The authority to execute patents to land emanating from the state is placed by law in the Governor and the Land Commissioner. A consideration of this motion does not call for an inquiry as to the valid exercise of this authority in respect of the particular patent in question, but the controlling question is whether authority to annul the instrument, after execution thereof has been completed by issuance, is held by the Land Commissioner. Conceding that the acts of the Governor and the Land Commissioner, relating to the patent, were of a ministerial nature, nevertheless the patent, prior to the commencement of this proceeding for mandamus, had become, a muniment of title under an executed sale. No law can be found which undertakes to authorize the Land Commissioner, except at the instance of patent holders in cases specified in the statutes, to annul any patent which has been fully executed by the proper officials. This requires the exercise of judicial authority. No such authority appertains to his office, and no duty in this respect rests upon him. The patent in question stands as a barrier to- the issuance of the permit sought by the relator. The title evidenced by the patent cannot be adjudicated in this proceeding. Ray v. Robison (recently decided by the Supreme Court); Fitzgerald v. Robison, 110 Texas, 468; O'Keefe v. Robison, 116 Texas, 398.

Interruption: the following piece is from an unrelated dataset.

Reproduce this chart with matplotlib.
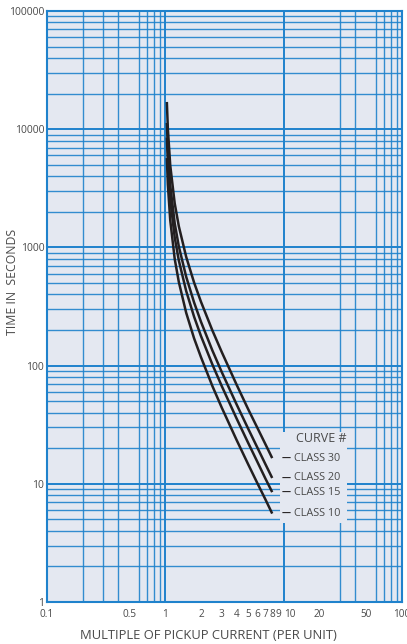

The case of Jones v. Robison, 104 Texas, 70, is distinguishable on principle from the instant case, and those cited above, by the important fact that the patent involved in the Jones case was issued after the jurisdiction of the Supreme Court had attached to the subject-matter of the controversy.
If the patent in question be void as claimed, and if the relator be vested with prior rights which are injuriously affected, a remedy is available; but that remedy does not lie in the present proceeding.
We recommend that the leave to file the application for mandamus be withdrawn and the application dismissed.